Printing a plastic forest is tricky for a couple of reasons. The printer nozzle must skip from tree to tree extruding molten plastic for each tree but none in-between trees. This requires a perfect setting for ooze control that I have not yet found for the new printer (Figure 10). Also, the common 3D printers build up from the bottom by applying plastic in layers and have only limited capability to print shapes that quickly get wider from bottom to top. So spruce trees are easy to print but cottonwood trees, or any lollipop shape are harder. The QGIS plugin that makes the stl file might be solving this problem by making all trees look like Christmas trees. One way or another, all the LiDAR-based 3D printed forests I have made look like spruce forests even when they are maple or oak forests.

Figure 10. Left: Detail of the 3D print in Figure 9. Molten plastic oozing from the nozzle between trees leaves strands that would make the print difficult to paint. Right: Same area of the print after a quick treatment with my crème brûlée torch (I knew I would eventually find a use for it). More than half of the trees at this site are cottonwood, but they all look like spruce trees in the print.
Figure 11. Oblique view of the Klotz Hills print above. Painting some random trees darker makes it look like a mixed forest of spruce and cottonwood, which it is. Although the shapes of the trees are distorted by the 3D printing process and the color of the trees is somewhat arbitrary, the height and location of each tree are derived directly from the LiDAR data and might be a fair representation of (a scaled) reality.

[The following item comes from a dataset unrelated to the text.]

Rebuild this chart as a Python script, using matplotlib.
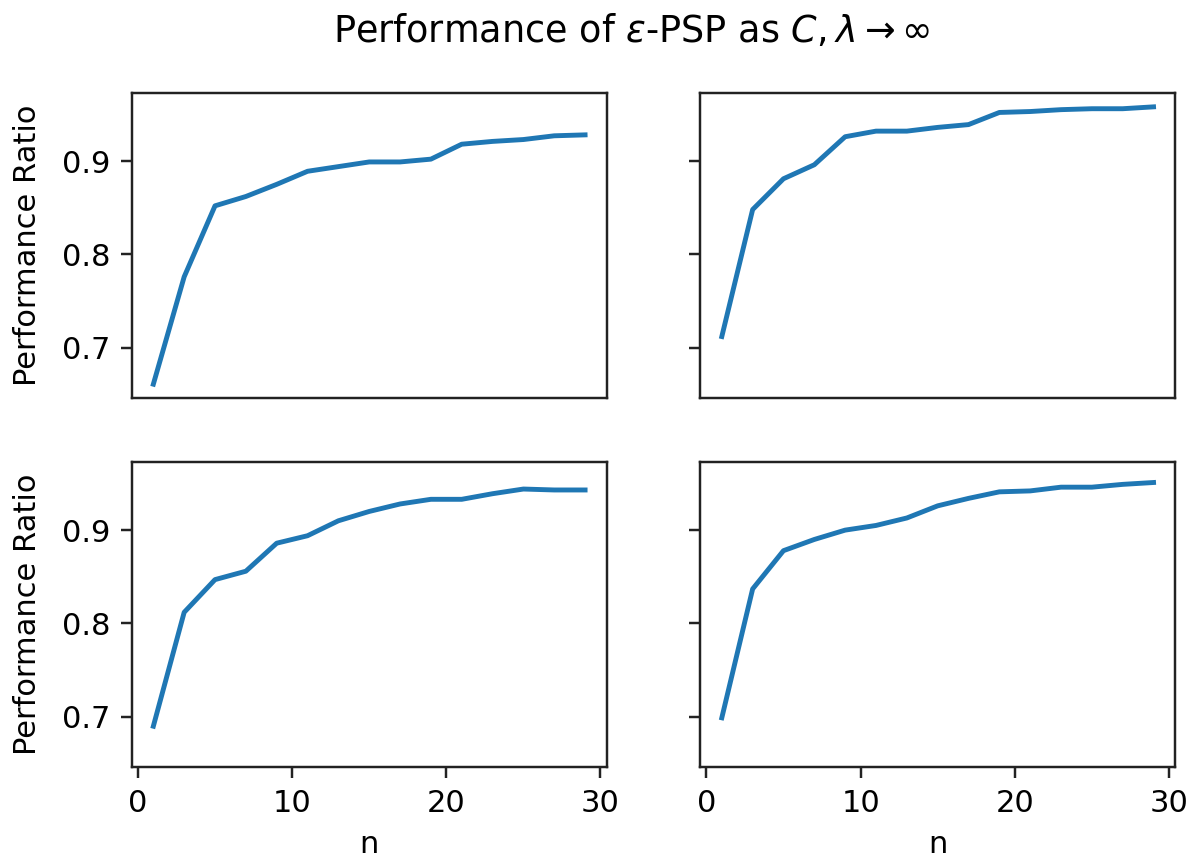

The 10 inch panels have great potential as teaching tools in the field to show the geographic context of natural features. They might be most important for geology and geomorphology students where forests obscure the greater landscape view. Hand-painting the panels is a big task but could also be part of the educational process. Acrylic paints are cheap and easy to use and you can quickly paint draft versions and then paint over your mistakes until you get it right (most of the panels above have at least three different colored coats of paint). When you do get it right there is also the potential for displaying the panels as curiosities or artwork (for the more talented among us).

It takes from five to 15 hours apiece to print these panels. But to a 3D printer, time and plastic are cheap, and I have a pile of prints waiting to be painted. Let me know if you would like to help — the panels are easy to mail. Do you have a favorite place in Glacier Bay you would like to have sitting on your desk?

3 thoughts on “Plastic LiDAR”

    1. I have been using acrylic artists’ paint. It seems to stick well and it’s fun to use.

      For some reason I have unpainted prints of the Fred site (Figure 1 above), Site 1 (Figure 1 here: http://fastie.net/lidar-canopies/), and Morse Creek (Figure 3 here: http://fastie.net/bare-earth/). I also have prints of Bartlett Cove (Cooper’s Notch) that I started to paint and then abandoned (Figure 8 above and also farther west). It’s easy to paint over my first failed sketchings.

      The four panels in Figure 3 (above) are in Gustavus because I sent them to Ellie (with paints!) but I’m sure she never got a brush wet (to busy with those quilts). So you could negotiate for them.

      Let me know and I’ll send them all to you.